Keesokan harinya, saya menyambangi Yani dan berkata, “Yan, aku minta maaf. Semalam aku salah, marah-marah sama kamu”. Yani hanya tersenyum tulus dan berkata, “Yani yang minta maaf, Mas. Yani koq yang salah, ceroboh.”
Sayang sekali siang hari Yani kembali membuat kesalahan yang berulang. Saya tak bisa mengontrol diri dan lagi, “Gobloookkkk..!”, ntah apa yang saya lempar saat itu. Jika ayah saya ada disitu, maka bisa dipastikan ayah saya akan berkata, “Barang gak salah, koq dilempar..!”.
Malam harinya…. kembali saya merenung, menyesal, menanyakan pada diri, lagi, “pantaskah” aku, sebagai seorang pemimpin, seperti ini?”. Keesokan pagi, saya kembali meminta maaf kepada Yani. Seolah ‘looping‘, berulang dan berulang, tanpa perubahan.

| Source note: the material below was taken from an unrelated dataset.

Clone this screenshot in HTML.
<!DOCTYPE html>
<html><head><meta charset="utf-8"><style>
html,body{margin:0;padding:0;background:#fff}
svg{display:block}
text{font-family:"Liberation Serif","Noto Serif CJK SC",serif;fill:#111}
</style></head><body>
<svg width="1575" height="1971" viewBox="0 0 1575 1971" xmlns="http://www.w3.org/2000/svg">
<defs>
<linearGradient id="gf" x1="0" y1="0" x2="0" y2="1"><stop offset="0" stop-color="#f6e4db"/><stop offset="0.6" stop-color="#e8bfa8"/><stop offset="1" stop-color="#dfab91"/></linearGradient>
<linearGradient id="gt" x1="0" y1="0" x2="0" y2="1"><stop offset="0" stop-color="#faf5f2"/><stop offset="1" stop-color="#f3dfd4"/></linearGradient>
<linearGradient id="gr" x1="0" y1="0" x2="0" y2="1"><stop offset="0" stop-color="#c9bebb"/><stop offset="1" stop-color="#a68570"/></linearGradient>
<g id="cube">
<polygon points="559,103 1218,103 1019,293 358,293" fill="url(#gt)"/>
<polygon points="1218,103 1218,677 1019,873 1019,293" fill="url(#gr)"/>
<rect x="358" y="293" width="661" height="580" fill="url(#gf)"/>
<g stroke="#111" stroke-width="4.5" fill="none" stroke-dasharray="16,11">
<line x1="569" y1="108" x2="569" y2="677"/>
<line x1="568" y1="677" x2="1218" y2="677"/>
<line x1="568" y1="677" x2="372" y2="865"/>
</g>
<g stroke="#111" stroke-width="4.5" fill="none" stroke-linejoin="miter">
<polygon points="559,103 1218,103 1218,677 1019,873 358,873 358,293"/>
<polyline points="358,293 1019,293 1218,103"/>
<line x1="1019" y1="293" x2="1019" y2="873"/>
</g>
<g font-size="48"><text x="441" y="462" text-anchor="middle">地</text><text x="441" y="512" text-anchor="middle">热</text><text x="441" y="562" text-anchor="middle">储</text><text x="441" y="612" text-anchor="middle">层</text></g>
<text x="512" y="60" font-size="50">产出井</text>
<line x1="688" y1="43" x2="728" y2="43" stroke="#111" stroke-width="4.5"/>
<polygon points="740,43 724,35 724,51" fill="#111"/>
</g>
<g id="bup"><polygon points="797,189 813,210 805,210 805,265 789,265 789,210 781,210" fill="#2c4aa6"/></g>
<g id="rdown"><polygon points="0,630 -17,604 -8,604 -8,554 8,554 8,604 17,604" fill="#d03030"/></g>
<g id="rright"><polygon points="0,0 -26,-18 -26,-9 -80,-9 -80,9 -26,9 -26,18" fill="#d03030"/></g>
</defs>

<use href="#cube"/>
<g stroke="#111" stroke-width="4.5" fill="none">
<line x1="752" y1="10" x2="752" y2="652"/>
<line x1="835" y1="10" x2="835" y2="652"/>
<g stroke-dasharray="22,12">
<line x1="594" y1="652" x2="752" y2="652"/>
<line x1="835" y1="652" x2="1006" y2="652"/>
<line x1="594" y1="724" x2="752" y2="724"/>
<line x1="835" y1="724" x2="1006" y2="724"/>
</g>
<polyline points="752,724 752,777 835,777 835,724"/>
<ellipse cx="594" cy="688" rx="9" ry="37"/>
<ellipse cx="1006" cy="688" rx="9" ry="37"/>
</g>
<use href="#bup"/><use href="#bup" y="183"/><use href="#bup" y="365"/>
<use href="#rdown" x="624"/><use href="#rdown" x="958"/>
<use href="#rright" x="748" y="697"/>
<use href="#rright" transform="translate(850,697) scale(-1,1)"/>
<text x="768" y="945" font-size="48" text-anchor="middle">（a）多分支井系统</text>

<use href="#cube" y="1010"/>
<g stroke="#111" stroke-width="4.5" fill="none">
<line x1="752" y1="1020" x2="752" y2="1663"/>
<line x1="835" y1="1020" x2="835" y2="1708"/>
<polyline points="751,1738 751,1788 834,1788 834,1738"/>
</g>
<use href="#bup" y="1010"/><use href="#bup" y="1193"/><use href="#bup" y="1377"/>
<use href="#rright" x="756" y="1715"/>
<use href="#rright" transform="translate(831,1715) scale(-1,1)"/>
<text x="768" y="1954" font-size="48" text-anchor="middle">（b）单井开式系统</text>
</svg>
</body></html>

Hingga suatu malam, saya bergumam, “Apa solusinya? Masak mau seperti ini terus? malu sebagai pemimpin seperti ini..!”. Kemudian saya melirik ke rak buku saya, yang hanya tersandar 2 buku:
How to win friends, pemberian senior saya di Astra.

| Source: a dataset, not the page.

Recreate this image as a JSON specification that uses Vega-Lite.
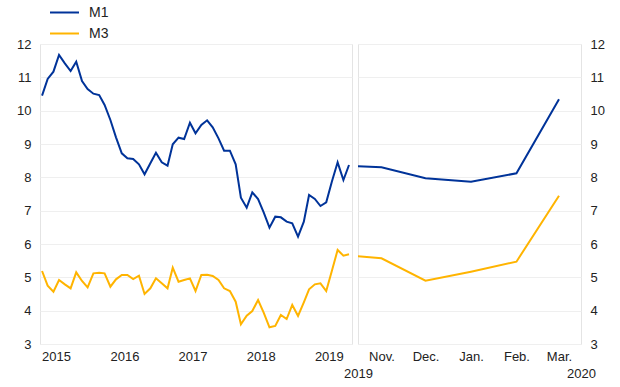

Seven Habits of Highly Effective People, buku wajib dari Astra.
“Mungkinkah ini jawabannya?”, sambil memegang buku ‘Seven Habits‘. Buku How to win friends sudah saya khatamkan sebelum hari pertama ‘nyales’. Sebenarnya saya sudah mendapatkan training ‘7 Habits‘ saat di Astra, hanya saja saya terlelap, karena bosan dengan pematerinya.
Terus terang, saya paling malas baca, penginnya langsung pinter, tapi orang Jawa bilang, “Opo tumon?”. Saya paksakan membaca malam itu juga. 10 menit berlalu, 1 halaman pun tak saya pahami. Pikiran saya melamun ke dunia lain, alias pecah fokus. Saya ulang lagi dari awal, gak sampai 20 menit, saya ngantuk. Gagal belajar.

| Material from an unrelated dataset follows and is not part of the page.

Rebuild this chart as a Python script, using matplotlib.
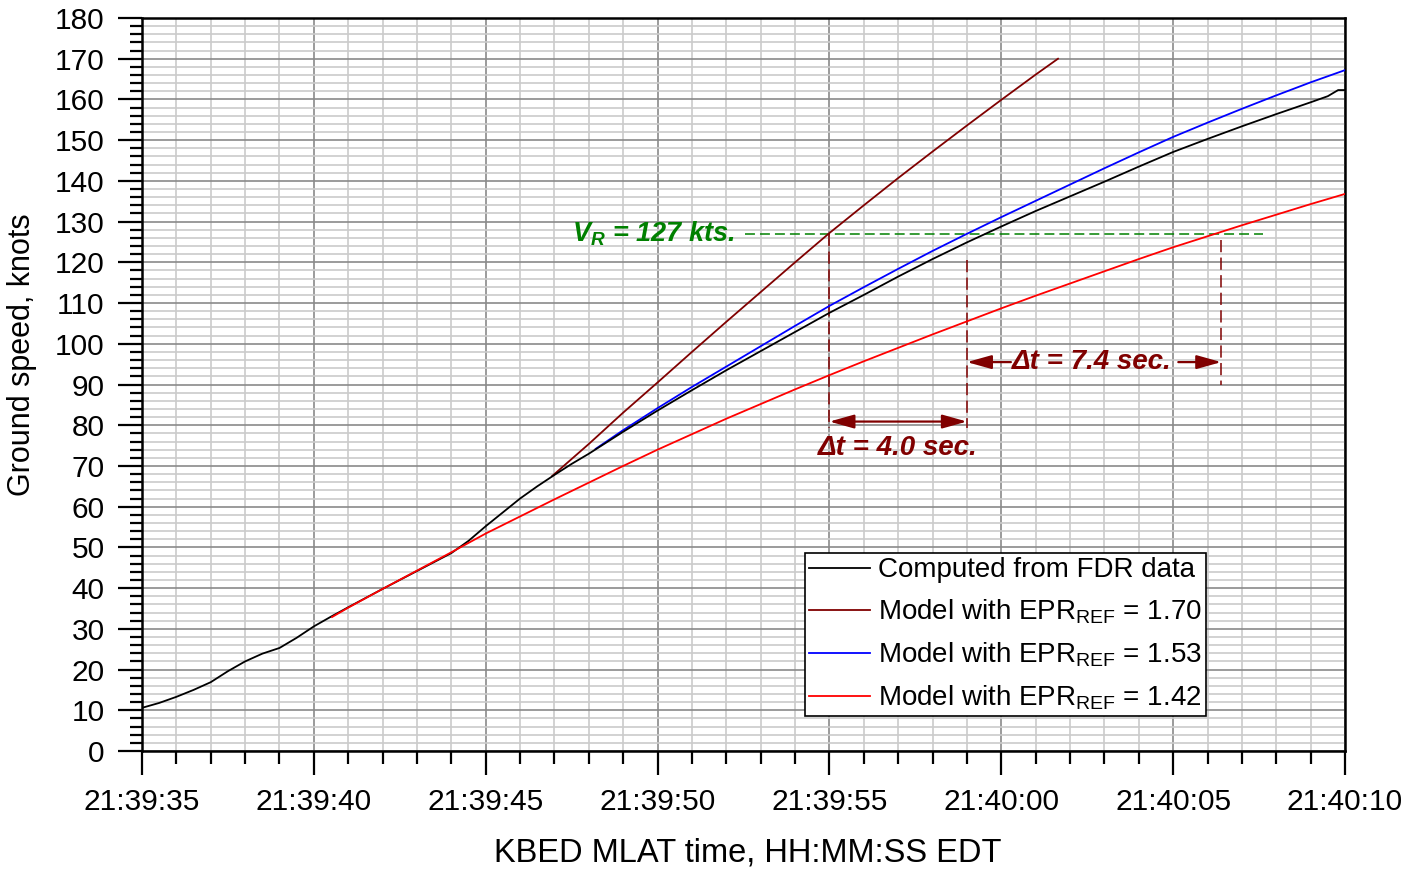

Esok harinya, saat ‘panggilan alam’ di WC, saya bawa buku itu dan paksakan membaca. Alhamdulillaah… masuk, paham, meski hanya mampu bertahan fokus 2 lembar (4 halaman) saja. Karena setelah itu, pikiran melayang lagi. #flushing
Setiap pagi saya paksakan diri untuk membaca meski hanya 2 lembar saja. Seperti pesan om guru saya, “Baca buku dari awal, mulai dari pendahuluan, jangan lompat-lompat..!”.
Setelah menyelesaikan bab-bab pendahuluan, masuklah ke pembahasan habit (kebiasaan) pertama: be proactive. Nah, ini nih yang saya cari, untuk menjadi obat bagi emosional saya yang tak terkontrol. Sejak saat ini, saya mulai belajar mengontrol emosi saya. Meski sempat juga adu jotos (lebih pas: saya yang njotosi) dengan loper koran di samping ruko, ehek ehek. #parah
Sebelum menikah saya berjanji kepada diri dan istri, bahwa saya tak akan berkelahi lagi dan akan lebih mengontrol diri. Dan hal itu saya pegang hingga sekarang, 16 tahun sudah.
Pertanyaan itu masih sering saya gunakan untuk mengoreksi diri saya, dengan subyek yang berbeda:
Pantaskah aku, sebagai pemimpin, berperilaku seperti ini?
Pantaskah aku, sebagai ayah, berperilaku seperti ini?
Pantaskah aku, sebagai suami (pimpinan keluarga), berperilaku seperti ini?
Pantaskah aku, sebagai pendidik, berperilaku seperti ini?
Pantaskah aku, sebagai panutan, berperilaku seperti ini?
“Pantaskah aku…?”
Saya bukan orang baik, tapi saya berusaha menjadi lebih baik setiap harinya. Mengalahkan ‘gengsi‘ saya dalam ‘meminta maaf‘, saat bersalah dan berusaha memantaskan diri. Karena jika saya masih memegang ‘gengsi’ saya, maka saya tak pantas sebagai seorang pemimpin yang bijak. Bahkan tak pantas memimpin binatang sekalipun..!
“Diantara stimulus (kejadian) dan respon, ada ruang jeda… dimana kita bisa memilih respon kita.” ~ Stephen Covey, 7 Habits.